24 August 2023
|The discomforting news that my beloved Dias Tavern restaurant has now fallen for the rip-off tactic of asking wineries to pay for the privilege of having their wines grace the restaurant’s wine-list, has led to another level of hate for the practice of charging listing-fees. This is now becoming all too common in the Cape, and my reasons for objecting to this extortion is well-documented here.|
However, the current state of play in South Africa and the society of pay-offs, backhanders, bribery and corruption that meets us daily has me asking the question: Should Cape Town and the Western Cape, which prides itself on being the head-quarters of South African hospitality, dining and wining – and going to lengths to nurture its reputation as such – not seriously look at leading the way in squashing the listing-fee practise? For me, the glib acceptance of allowing restaurants to muscle cold cash from wineries in order the get a spot on the wine-list – whilst also making huge profit from wine mark-ups – is tasteless and seedy. And definitely not conducive to the Cape’s image as a welcoming and spirited provider of hospitality, nor as a great warm place to do business in.
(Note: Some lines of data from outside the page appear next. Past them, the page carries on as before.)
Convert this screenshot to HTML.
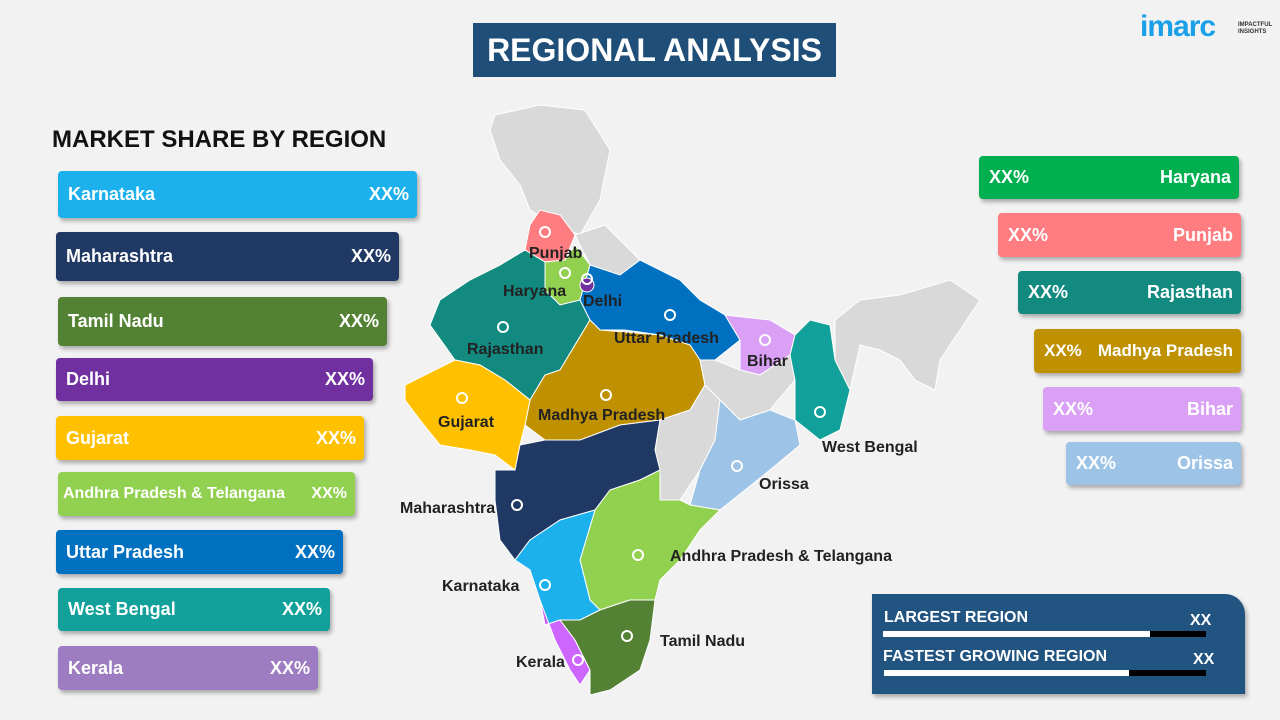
<!DOCTYPE html>
<html><head><meta charset="utf-8"><style>
body{margin:0;width:1280px;height:720px;background:#f2f2f2;font-family:"Liberation Sans",sans-serif;position:relative;overflow:hidden}
.bar{position:absolute;color:#fff;font-weight:bold;font-size:18px;border-radius:4px;box-shadow:2px 3px 4px rgba(0,0,0,.3);display:flex;align-items:center;justify-content:space-between;padding:0 8px 0 10px;box-sizing:border-box}
.title{position:absolute;left:473px;top:23px;width:363px;height:54px;background:#1f4e79;color:#fff;font-size:32px;font-weight:bold;display:flex;align-items:center;justify-content:center}
.lbl{font:bold 16px "Liberation Sans",sans-serif;fill:#222}
</style></head><body>
<div class="title">REGIONAL ANALYSIS</div>
<div style="position:absolute;left:52px;top:126px;font-size:24px;font-weight:bold;color:#111">MARKET SHARE BY REGION</div>
<div style="position:absolute;left:1140px;top:10px;font-size:30px;font-weight:bold;color:#1aa0e8;letter-spacing:-1px">imarc</div>
<div style="position:absolute;left:1238px;top:22px;font-size:6px;font-weight:bold;color:#333;line-height:7px">IMPACTFUL<br>INSIGHTS</div>

<div class="bar" style="left:58px;top:171px;width:359px;height:47px;background:#1cb1ec"><span>Karnataka</span><span>XX%</span></div>
<div class="bar" style="left:56px;top:232px;width:343px;height:49px;background:#203864"><span>Maharashtra</span><span>XX%</span></div>
<div class="bar" style="left:58px;top:297px;width:329px;height:49px;background:#548235"><span>Tamil Nadu</span><span>XX%</span></div>
<div class="bar" style="left:56px;top:358px;width:317px;height:43px;background:#7030a0"><span>Delhi</span><span>XX%</span></div>
<div class="bar" style="left:56px;top:416px;width:308px;height:44px;background:#ffc000"><span>Gujarat</span><span>XX%</span></div>
<div class="bar" style="left:58px;top:472px;width:297px;height:44px;background:#92d050;font-size:16px;padding-left:5px"><span>Andhra Pradesh &amp; Telangana</span><span>XX%</span></div>
<div class="bar" style="left:56px;top:530px;width:287px;height:44px;background:#0070c0"><span>Uttar Pradesh</span><span>XX%</span></div>
<div class="bar" style="left:58px;top:588px;width:272px;height:43px;background:#12a19a"><span>West Bengal</span><span>XX%</span></div>
<div class="bar" style="left:58px;top:646px;width:260px;height:44px;background:#9e7cc1"><span>Kerala</span><span>XX%</span></div>

<div class="bar" style="left:979px;top:156px;width:260px;height:43px;background:#00b050"><span>XX%</span><span>Haryana</span></div>
<div class="bar" style="left:998px;top:213px;width:243px;height:44px;background:#ff7c80"><span>XX%</span><span>Punjab</span></div>
<div class="bar" style="left:1018px;top:271px;width:223px;height:43px;background:#138a80"><span>XX%</span><span>Rajasthan</span></div>
<div class="bar" style="left:1034px;top:329px;width:207px;height:44px;background:#bf9000;font-size:17px"><span>XX%</span><span>Madhya Pradesh</span></div>
<div class="bar" style="left:1043px;top:387px;width:198px;height:44px;background:#d9a0f5"><span>XX%</span><span>Bihar</span></div>
<div class="bar" style="left:1066px;top:442px;width:175px;height:43px;background:#9dc3e6"><span>XX%</span><span>Orissa</span></div>

<div style="position:absolute;left:872px;top:594px;width:373px;height:100px;background:#215480;border-top-right-radius:20px;box-shadow:2px 3px 4px rgba(0,0,0,.3);color:#fff;font-weight:bold">
<div style="position:absolute;left:12px;top:15px;font-size:16px">LARGEST REGION</div>
<div style="position:absolute;left:318px;top:18px;font-size:16px">XX</div>
<div style="position:absolute;left:11px;top:37px;width:267px;height:6px;background:#fff"></div>
<div style="position:absolute;left:278px;top:37px;width:56px;height:6px;background:#000"></div>
<div style="position:absolute;left:11px;top:54px;font-size:16px">FASTEST GROWING REGION</div>
<div style="position:absolute;left:321px;top:57px;font-size:16px">XX</div>
<div style="position:absolute;left:12px;top:76px;width:245px;height:6px;background:#fff"></div>
<div style="position:absolute;left:257px;top:76px;width:77px;height:6px;background:#000"></div>
</div>

<svg width="1280" height="720" style="position:absolute;left:0;top:0" stroke="#fff" stroke-width="1">
<polygon fill="#d9d9d9" points="495,115 540,105 585,110 610,150 600,200 580,235 555,225 530,210 520,185 500,160 490,130"/>
<polygon fill="#d9d9d9" points="575,235 605,225 640,260 620,275 590,265"/>
<polygon fill="#d9d9d9" points="835,320 860,300 900,295 950,280 980,300 960,330 940,360 935,390 915,380 900,360 880,350 860,345 850,390 835,360"/>
<polygon fill="#ff7c80" points="540,210 560,215 575,235 565,260 545,262 525,250 530,225"/>
<polygon fill="#92d050" points="545,262 565,260 575,245 590,265 580,300 560,305 545,290"/>
<polygon fill="#138a80" points="525,250 545,262 545,290 560,305 580,300 590,320 575,345 560,370 545,375 530,400 505,380 480,365 455,360 430,325 440,300 470,280 500,265"/>
<polygon fill="#0070c0" points="590,265 620,275 640,260 680,280 700,300 725,315 740,340 715,360 700,360 690,345 660,335 625,330 600,330 590,320 580,300"/>
<circle cx="587" cy="285" r="7" fill="#7030a0"/>
<polygon fill="#d9a0f5" points="725,315 770,320 795,335 790,355 760,375 740,370 740,340"/>
<polygon fill="#bf9000" points="575,345 590,320 600,330 660,335 690,345 700,360 705,385 690,410 660,420 620,425 580,440 545,440 525,425 530,400 545,375 560,370"/>
<polygon fill="#ffc000" points="405,385 455,360 480,365 505,380 530,400 525,425 520,445 515,470 495,455 470,450 440,445 420,420 405,400"/>
<polygon fill="#d9d9d9" points="740,370 760,375 790,355 795,380 770,410 740,420 720,400 705,385 700,360 715,360"/>
<polygon fill="#12a19a" points="795,335 810,320 830,325 835,360 850,390 840,430 820,440 795,420 795,380 790,355"/>
<polygon fill="#d9d9d9" points="690,410 705,385 720,400 715,440 700,470 680,500 660,500 655,450 660,420"/>
<polygon fill="#9dc3e6" points="720,400 740,420 770,410 795,420 800,445 770,470 745,490 720,510 690,505 700,470 715,440"/>
<polygon fill="#203864" points="520,445 545,440 580,440 620,425 660,420 655,450 660,470 640,480 610,490 595,510 560,520 530,540 515,560 500,540 495,500 495,470 515,470"/>
<polygon fill="#92d050" points="610,490 640,480 660,470 660,500 680,500 690,505 720,510 700,530 680,560 660,580 655,600 630,600 600,610 590,600 580,560 595,510"/>
<polygon fill="#1cb1ec" points="530,540 560,520 595,510 580,560 590,600 600,610 580,620 560,620 545,625 540,600 530,570 515,560"/>
<polygon fill="#cc66ff" points="540,600 545,625 560,620 575,640 590,670 580,685 570,670 555,640"/>
<polygon fill="#548235" points="600,610 630,600 655,600 650,640 640,670 610,690 590,695 590,670 575,640 560,620 580,620"/>
<g fill="none" stroke="#fff" stroke-width="2">
<circle cx="545" cy="232" r="5"/><circle cx="565" cy="273" r="5"/><circle cx="587" cy="279" r="5"/><circle cx="503" cy="327" r="5"/><circle cx="670" cy="315" r="5"/><circle cx="765" cy="340" r="5"/><circle cx="606" cy="395" r="5"/><circle cx="462" cy="398" r="5"/><circle cx="820" cy="412" r="5"/><circle cx="737" cy="466" r="5"/><circle cx="517" cy="505" r="5"/><circle cx="638" cy="555" r="5"/><circle cx="545" cy="585" r="5"/><circle cx="627" cy="636" r="5"/><circle cx="578" cy="660" r="5"/>
</g>
<g stroke="none">
<text class="lbl" x="529" y="258">Punjab</text>
<text class="lbl" x="503" y="296">Haryana</text>
<text class="lbl" x="583" y="306">Delhi</text>
<text class="lbl" x="467" y="354">Rajasthan</text>
<text class="lbl" x="614" y="343">Uttar Pradesh</text>
<text class="lbl" x="747" y="366">Bihar</text>
<text class="lbl" x="538" y="420">Madhya Pradesh</text>
<text class="lbl" x="438" y="427">Gujarat</text>
<text class="lbl" x="822" y="452">West Bengal</text>
<text class="lbl" x="759" y="489">Orissa</text>
<text class="lbl" x="400" y="513">Maharashtra</text>
<text class="lbl" x="670" y="561">Andhra Pradesh &amp; Telangana</text>
<text class="lbl" x="442" y="591">Karnataka</text>
<text class="lbl" x="660" y="646">Tamil Nadu</text>
<text class="lbl" x="516" y="667">Kerala</text>
</g>
</svg>
</body></html>
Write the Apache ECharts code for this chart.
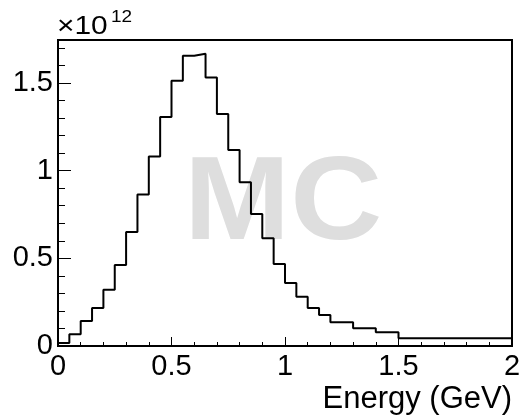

I am by no means equating the hustling for restaurant listing-fees to illicit government tenders and the trough-feeding activities of family and friends of government officials. But the climate of underhanded financial procurement prevailing in the country’s national narrative does have one experiencing a bad, “here we go again” taste in the mouth when receiving another email from a restaurant asking you to donate R20 000 before one’s wine can appear on the wine-list. It is as if the wanton will of money-grabbing displayed in government spheres and the public sector has trickled down to private business in the hospitality domain. Should the ambience the Western Cape wishes to create as a relaxed, professional and ethical tourist mecca be allowed to be distorted by this shady listing-fee scenario?
A few years back, the wine industry endeavoured to gain legal advice as to whether listing-fees were not violating anti-competitive regulation, but subsequently they backed off. I think the time has come for the local DA government, that does a sterling job in recognising the importance of the hospitality sector, to take a look at this listing-fee scenario. Blatant cheap and opportunistic hustling from restaurateurs, which the procuring of listing-fees is, is a flavour the Cape could do without.